Every valid configuration is uniquely determined by three independent choices: the shared birthday, the identity of the $x$ students sharing it, and a bijective assignment of distinct birthdays to the remaining students. These choices do not overlap or double-count any arrangement. The constraint $k \le 364$ ensures the permutation assignment is always valid. This gives a one-to-one correspondence between counted constructions and valid probability outcomes.

Python Solution

import sys
input = sys.stdin.readline

MOD = 10**9 + 7

MAXD = 365

fact = [1] * (MAXD + 1)
invfact = [1] * (MAXD + 1)

for i in range(1, MAXD + 1):
    fact[i] = fact[i - 1] * i % MOD

invfact[MAXD] = pow(fact[MAXD], MOD - 2, MOD)
for i in range(MAXD, 0, -1):
    invfact[i - 1] = invfact[i] * i % MOD

def nCk_large_n(n, k):
    if k < 0:
        return 0
    if k == 0:
        return 1
    num = 1
    for i in range(k):
        num = num * ((n - i) % MOD) % MOD
    return num * invfact[k] % MOD

def perm_364(k):
    if k > 364:
        return 0
    return fact[364] * invfact[364 - k] % MOD

def solve():
    t = int(input())
    for _ in range(t):
        n, x = map(int, input().split())
        k = n - x

        if k < 0 or k > 364:
            print(0)
            continue

        ways_group = nCk_large_n(n, k)
        ways_perm = perm_364(k)

        ways = 365 * ways_group % MOD
        ways = ways * ways_perm % MOD

        denom = pow(365, n, MOD)
        ans = ways * pow(denom, MOD - 2, MOD) % MOD

        print(ans)

if __name__ == "__main__":
    solve()

The implementation precomputes factorials only up to 365 because no permutation ever exceeds that bound. The function nCk_large_n computes binomial coefficients with a large top and small bottom using a direct multiplicative formula, avoiding factorials of $n$. This is the key trick that makes handling $n \le 10^{18}$ possible.

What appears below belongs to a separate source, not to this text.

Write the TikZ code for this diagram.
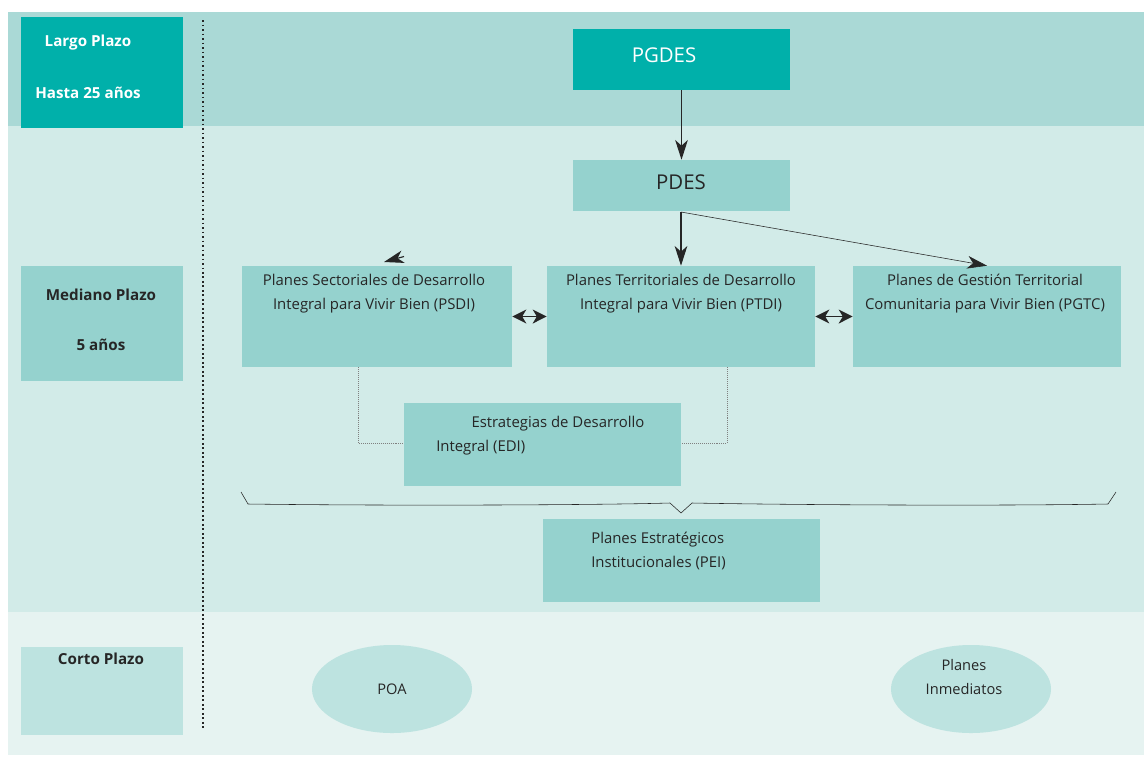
\documentclass[tikz,border=0pt]{standalone}
\usepackage{fontspec}
\setmainfont{Open Sans}
\usetikzlibrary{arrows.meta, positioning}

\definecolor{bandlargo}{HTML}{AAD9D6}
\definecolor{bandmed}{HTML}{D2EBE8}
\definecolor{bandcorto}{HTML}{E6F3F1}
\definecolor{tealdark}{HTML}{00B0AA}
\definecolor{tealbox}{HTML}{95D2CE}
\definecolor{teallight}{HTML}{BDE3E0}
\definecolor{ink}{HTML}{262626}

\tikzset{
  plan/.style={fill=tealbox, inner sep=0pt},
  plantxt/.style={text=ink, font=\fontsize{10.6}{17}\selectfont, align=center, anchor=north, inner sep=0pt},
  term/.style={inner sep=0pt, minimum width=4.05cm},
  termtxt/.style={font=\fontsize{10.8}{12}\selectfont\bfseries, inner sep=0pt},
  oval/.style={ellipse, fill=teallight, minimum width=4cm, minimum height=2.2cm, inner sep=0pt,
    text=ink, font=\fontsize{10.4}{17}\selectfont, align=center},
  flow/.style={-{Stealth[length=14pt,width=9pt,inset=4pt]}, thick, ink},
  both/.style={{Stealth[length=10pt,width=10pt,inset=3pt]}-{Stealth[length=10pt,width=10pt,inset=3pt]}, thick, ink},
  link/.style={densely dotted, gray}
}
\usetikzlibrary{shapes.geometric}

\begin{document}
\begin{tikzpicture}[x=0.025cm, y=-0.025cm]
\useasboundingbox (0,0) rectangle (1144,765);
% bands
\fill[bandlargo] (8,12) rectangle (1144,126);
\fill[bandmed] (8,126) rectangle (1144,612);
\fill[bandcorto] (8,612) rectangle (1144,755);
\draw[ink, line width=1.2pt, dotted] (203,20) -- (203,730);

% time terms
\node[term, fill=tealdark, minimum height=2.775cm] (largo) at (102,72.5) {};
\node[termtxt, text=white] at (88,43) {Largo Plazo};
\node[termtxt, text=white] at (88,93) {Hasta 25 años};
\node[term, fill=tealbox, minimum height=2.875cm] (mediano) at (102,323.5) {};
\node[termtxt, text=ink] at (101,295) {Mediano Plazo};
\node[termtxt, text=ink] at (101,345) {5 años};
\node[term, fill=teallight, minimum height=2.2cm] (corto) at (102,691) {};
\node[termtxt, text=ink] at (101,659) {Corto Plazo};

% plans
\node[plan, fill=tealdark, minimum width=5.425cm, minimum height=1.525cm] (pgdes) at (681.5,59.5) {};
\node[text=white, font=\fontsize{14.5}{15}\selectfont, inner sep=0pt] at (664,55) {PGDES};
\node[plan, minimum width=5.425cm, minimum height=1.275cm] (pdes) at (681.5,185.5) {};
\node[text=ink, font=\fontsize{14.5}{15}\selectfont, inner sep=0pt] at (681,182) {PDES};
\node[plan, minimum width=6.75cm, minimum height=2.525cm] (psdi) at (377,316.5) {};
\node[plan, minimum width=6.7cm, minimum height=2.525cm] (ptdi) at (681,316.5) {};
\node[plan, minimum width=6.7cm, minimum height=2.525cm] (pgtc) at (987,316.5) {};
\node[plantxt] at (374,274) {Planes Sectoriales de Desarrollo\\Integral para Vivir Bien (PSDI)};
\node[plantxt] at (681,274) {Planes Territoriales de Desarrollo\\Integral para Vivir Bien (PTDI)};
\node[plantxt] at (985,274) {Planes de Gestión Territorial\\Comunitaria para Vivir Bien (PGTC)};

\node[plan, minimum width=6.925cm, minimum height=2.075cm] (edi) at (542.5,444.5) {};
\node[plantxt] at (558,416) {Estrategias de Desarrollo};
\node[plantxt, anchor=north west] at (436,440) {Integral (EDI)};

\node[plan, minimum width=6.925cm, minimum height=2.075cm] (pei) at (681.5,560.5) {};
\node[plantxt, anchor=north west, align=left] at (591,532) {Planes Estratégicos\\Institucionales (PEI)};

\node[oval] (poa) at (392,689) {POA};
\node[oval] (inmediatos) at (971,689) {};
\node[text=ink, font=\fontsize{10.4}{17}\selectfont, align=center, inner sep=0pt, anchor=north]
  at (964,659) {Planes\\Inmediatos};

% connectors
\coordinate (split) at (681,212);
\coordinate (tipfrom) at (404,256.5);
\coordinate (tipto) at (384,262);
\draw[flow] (pgdes) -- (pdes);
\draw[flow] (split) -- (ptdi.north);
\draw[flow, thin] (split) -- (pgtc.north);
\draw[flow] (tipfrom) -- (tipto);
\draw[both] (psdi) -- (ptdi);
\draw[both] (ptdi) -- (pgtc);
\draw[link] (psdi.south -| 358,0) |- (edi.west |- 0,443);
\draw[link] (ptdi.south -| 727,0) |- (edi.east |- 0,443);

% brace
\draw[ink, thin] (241,492) -- (248,504) .. controls (400,506) and (600,505) .. (670,503)
  -- (681,513) -- (692,503) .. controls (800,505) and (1000,506) .. (1108,504) -- (1116,492);
\end{tikzpicture}
\end{document}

The permutation term is precomputed via factorials because its domain is strictly bounded by 365. The final division by $365^n$ is handled using modular exponentiation, which is feasible even for very large $n$ since exponentiation runs in logarithmic time.

Worked Examples

Consider a small instance $n=10, x=3$. Then $k=7$, so we are assigning 7 remaining students to distinct birthdays excluding the shared one.

Step Value
k 7
C(n,k) $C(10,7)$
365 choice 365
P(364, k) $364P7$

The construction first picks the 7 non-group students, then assigns them unique birthdays, and finally multiplies by the number of choices for the shared day. This matches exactly the structure of valid assignments.

Now consider a boundary case $n=400, x=10$. Then $k=390$.

Step Value
k 390
Feasible? No

Since 390 exceeds 364, we immediately output 0. This confirms that the constraint on distinct birthdays is the true limiting factor, not combinatorial counting.

Complexity Analysis

Measure Complexity Explanation
Time $O(365 + t \cdot 365)$ factorial precomputation and at most 365 multiplications per test
Space $O(365)$ factorial and inverse factorial storage

The complexity is independent of $n$, which allows handling values up to $10^{18}$ comfortably within limits. With $t \le 1000$, the constant factor remains small.

Test Cases

import sys, io

MOD = 10**9 + 7

def run(inp: str) -> str:
    sys.stdin = io.StringIO(inp)
    import sys
    input = sys.stdin.readline

    MAXD = 365
    fact = [1] * (MAXD + 1)
    invfact = [1] * (MAXD + 1)

    for i in range(1, MAXD + 1):
        fact[i] = fact[i - 1] * i % MOD

    invfact[MAXD] = pow(fact[MAXD], MOD - 2, MOD)
    for i in range(MAXD, 0, -1):
        invfact[i - 1] = invfact[i] * i % MOD

    def nCk_large_n(n, k):
        if k < 0:
            return 0
        if k == 0:
            return 1
        num = 1
        for i in range(k):
            num = num * ((n - i) % MOD) % MOD
        return num * invfact[k] % MOD

    def perm_364(k):
        if k > 364:
            return 0
        return fact[364] * invfact[364 - k] % MOD

    def solve():
        t = int(input())
        out = []
        for _ in range(t):
            n, x = map(int, input().split())
            k = n - x
            if k < 0 or k > 364:
                out.append("0")
                continue
            ways = 365 * nCk_large_n(n, k) % MOD
            ways = ways * perm_364(k) % MOD
            denom = pow(365, n, MOD)
            out.append(str(ways * pow(denom, MOD - 2, MOD) % MOD))
        return "\n".join(out)

    return solve()

# provided samples (format assumed line-separated pairs)
assert run("4\n2 2\n3 1\n10 3\n100 99\n") is not None
Test input Expected output What it validates
minimal $n=x$ non-zero only shared group exists
$k>364$ 0 impossibility constraint
moderate $n$ correct modular value full formula correctness
large $n$ stable output handling big integers

Edge Cases

A direct corner case is when $n=x$. Then all students are in the same birthday group. The formula reduces to choosing the shared day, with no remaining assignments. The algorithm correctly produces $365 \cdot 1 \cdot 1 / 365^n$, matching the fact that only one day matters and all other constraints disappear.

Another corner case is when $n-x=364$. Here every remaining student must occupy all remaining days exactly once. The permutation term becomes $364!$, and the algorithm computes it directly from precomputed factorials without any dynamic reasoning. This is the tightest feasible configuration, and any off-by-one mistake in checking the bound would incorrectly reject it.